Sorry, Mariah has taken over my brain this week.
But hold on! Before Mrs Claus guts me for her next season of snow wear, I really do have something I’d like for Christmas. (And by something, I mean a few things… You’re used to this by now.) But these aren’t your run of the mill seasonal must have toy’s, no these things will require you to use your real magic, so much so I reckon you may need to leave a reindeer behind this year as there just won’t be enough magic dust to spread around.
Now, now, don’t let that frighten you off. You see Mummy has been a bloody fan-fuckin-tastic girl this year, I truly deserve Rudolf’s sprinkle of magic powder (oi,oi!) . I’ve had to listen to tiny creatures moan, wail, and hit me all year, and I know you have your fair share of moaning tiny elves, but you haven’t had to poop them out of your arsehole, destroying it in the process, so I think you will agree that I win here.
It’s not too much, all I really would like is…
- One un-nocturnal child…
Just one. ONE! That’s all I’m asking! If I have to go another year, downing redbull, and living off a few hours’ sleep, I don’t think I will survive. This isn’t even a want, It’s a need! I’ve used three exclamation marks in this paragraph alone, that’s how much I need this! (See, now it’s four.)

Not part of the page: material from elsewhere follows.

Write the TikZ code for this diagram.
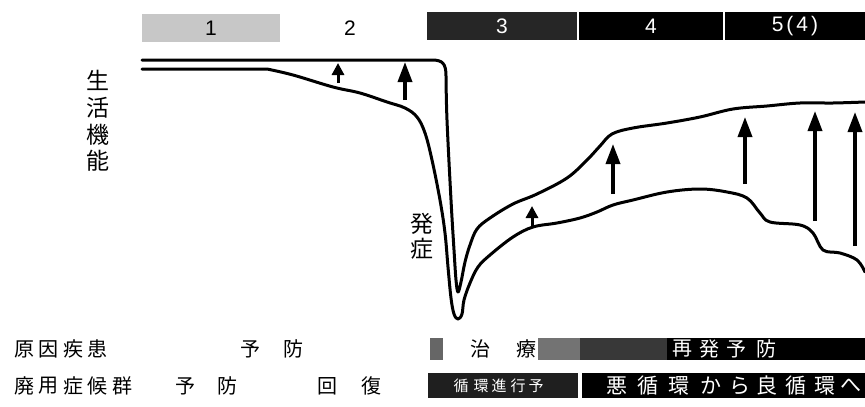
\documentclass[tikz,border=0pt]{standalone}
\usepackage{fontspec}
\setmainfont{Liberation Sans}
\newfontfamily\jp{Noto Sans CJK JP}
\usetikzlibrary{arrows.meta}
\begin{document}
\begin{tikzpicture}[x=1pt,y=-1pt,
  curve/.style={line width=3pt,line join=round,line cap=round},
  bigarrow/.style={line width=3.5pt,-{Triangle[length=20pt,width=14pt]}},
  smallarrow/.style={line width=3pt,-{Triangle[length=12pt,width=12pt]}},
  numbox/.style={inner sep=0pt,minimum height=28pt,font=\fontsize{21}{21}\selectfont},
  jpl/.style={inner sep=0pt,font=\jp\fontsize{20}{20}\selectfont},
  jpw/.style={jpl,text=white},
  jpsmall/.style={inner sep=0pt,text=white,font=\jp\fontsize{15}{15}\selectfont},
  side/.style={inner sep=0pt,font=\jp\fontsize{23}{23}\selectfont}]
\useasboundingbox (0,0) rectangle (865,407);
\fill[white] (0,0) rectangle (865,407);
% top phase bar
\node[numbox,fill=black!22,minimum width=138pt] (b1) at (211,28) {1};
\node[numbox] (b2) at (350,28) {2};
\node[numbox,fill=black!85,text=white,minimum width=150pt] (b3) at (502,26) {3};
\node[numbox,fill=black,text=white,minimum width=144pt] (b4) at (651,26) {4};
\node[numbox,fill=black,text=white,minimum width=140pt] (b5) at (795,26) {5\hspace{3pt}(\hspace{3pt}4\hspace{3pt})};
% side labels
\foreach \c/\yy [count=\i] in {生/80,活/108,機/135,能/161}
  \node[side] (s\i) at (98,\yy) {\c};
\node[side] (h1) at (422,224) {発};
\node[side] (h2) at (422,249) {症};
% curves
\draw[curve] (142,60) -- (432,60) .. controls (443,60) and (446,64) .. (446,76)
  -- plot[smooth,tension=0.6] coordinates {(446,76) (447,120) (451,200) (454,250) (456,280) (458,292) (461,282) (465,262) (470,245) (477,229) (490,218) (513,204) (537,194) (567,178) (587,160) (600,146) (612,134) (633,128) (667,123) (700,117) (733,109) (767,106) (800,103) (833,103) (865,102)};
\draw[curve] (142,69) -- (267,69)
  -- plot[smooth,tension=0.6] coordinates {(267,69) (293,75) (333,87) (360,93) (387,102) (405,108) (417,117) (425,133) (432,160) (440,200) (445,233) (448,267) (451,298) (454,314) (458,319) (462,314) (464,300) (470,283) (478,267) (490,255) (513,237) (533,227) (557,223) (580,218) (597,212) (613,205) (633,200) (667,192) (700,189) (727,192) (747,198) (760,213) (770,222) (800,225) (813,233) (823,250) (840,253) (857,260) (865,272)};
% arrows
\coordinate (a1s) at (338,83); \coordinate (a1e) at (338,63);
\coordinate (a2s) at (405,100); \coordinate (a2e) at (405,62);
\coordinate (a3s) at (532,226); \coordinate (a3e) at (532,206);
\coordinate (a4s) at (613,194); \coordinate (a4e) at (613,144);
\coordinate (a5s) at (745,184); \coordinate (a5e) at (745,117);
\coordinate (a6s) at (815,221); \coordinate (a6e) at (815,111);
\coordinate (a7s) at (855,246); \coordinate (a7e) at (855,112);
\draw[smallarrow] (a1s) -- (a1e);
\draw[bigarrow] (a2s) -- (a2e);
\draw[smallarrow] (a3s) -- (a3e);
\draw[bigarrow] (a4s) -- (a4e);
\draw[bigarrow] (a5s) -- (a5e);
\draw[bigarrow] (a6s) -- (a6e);
\draw[bigarrow] (a7s) -- (a7e);
% bottom row 1
\foreach \c [count=\i] in {原,因,疾,患}
  \node[jpl] (r1l\i) at ({24+(\i-1)*24.5},349) {\c};
\node[jpl] (r1a) at (250,349) {予};
\node[jpl] (r1b) at (293,349) {防};
\fill[black!60] (430,338) rectangle (443,360);
\node[jpl] (r1c) at (480,349) {治};
\node[jpl] (r1d) at (526,349) {療};
\fill[black!55] (538,338) rectangle (580,360);
\fill[black!78] (580,338) rectangle (667,360);
\fill[black] (667,338) rectangle (865,360);
\foreach \c/\xx [count=\i] in {再/682,発/709,予/736,防/766}
  \node[jpw] (r1r\i) at (\xx,349) {\c};
% bottom row 2
\foreach \c [count=\i] in {廃,用,症,候,群}
  \node[jpl] (r2l\i) at ({24+(\i-1)*24.5},386) {\c};
\node[jpl] (r2a) at (185,386) {予};
\node[jpl] (r2b) at (227,386) {防};
\node[jpl] (r2c) at (327,386) {回};
\node[jpl] (r2d) at (371,386) {復};
\fill[black!88] (428,373) rectangle (578,398);
\fill[black] (582,373) rectangle (865,398);
\foreach \c/\xx [count=\i] in {循/461,環/481,進/499,行/518,予/536}
  \node[jpsmall] (r2m\i) at (\xx,386) {\c};
\foreach \c/\xx [count=\i] in {悪/617,循/648,環/679,か/711,ら/740,良/767,循/796,環/825,へ/851}
  \node[jpw,font=\jp\fontsize{21}{21}\selectfont] (r2r\i) at (\xx,386) {\c};
\end{tikzpicture}
\end{document}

I don’t care how you do it; the sand man’s sleeping sand, magic dust, sedatives or a mallet. Just please, let one of them sleeeeeeeeepppp!
- Talking of vagina’s….
Can I have a new one, or just the old one that I had? Either that or you’re gonna have to widen my poor husband’s penis so he can stop lying that ‘it feels the same’.
- A food item that my child isn’t allergic too…
And preferably has all the daily nutrients he needs in one bite. That is also in the shape of a chip which has been deep friend within an inch of its life.
- Erase the mummy worry…
I’m losing my hair here Santa, and unfortunately my alien/lightbulb shaped head is not pulling this off! (I’m not painting myself in a good light). I didn’t realise that as your children get older the worry gets worse. It’s no longer worrying if that shit was the right colour in their nappy, but more are they being picked on at school!
Now, I understand we all need to worry about our children in order to keep them safe, but when worrying becomes unnecessary, like that time when I fretted that my child intestines were being eaten alive by a parasite when he developed worms, is basically just taking the piss.
Whatever you can do to relieve the mum worry would be lovely.
And last, but definitely not least…
- An actual happy new year.
Each bloody year I think this one will be brilliant, a new start! And then the next day I wake up to a screaming child and a stinking mood.
It’s been almost five years now, I think I’ve suffered enough carrying Dickweed Depression and Aggie Anxiety around with me, so do me a favour? Pick them up on your way to the North Pole and drop them down a frozen cave. Help me grab 2017 by the balls and begin to be happy with the little imperfectly perfect life I have.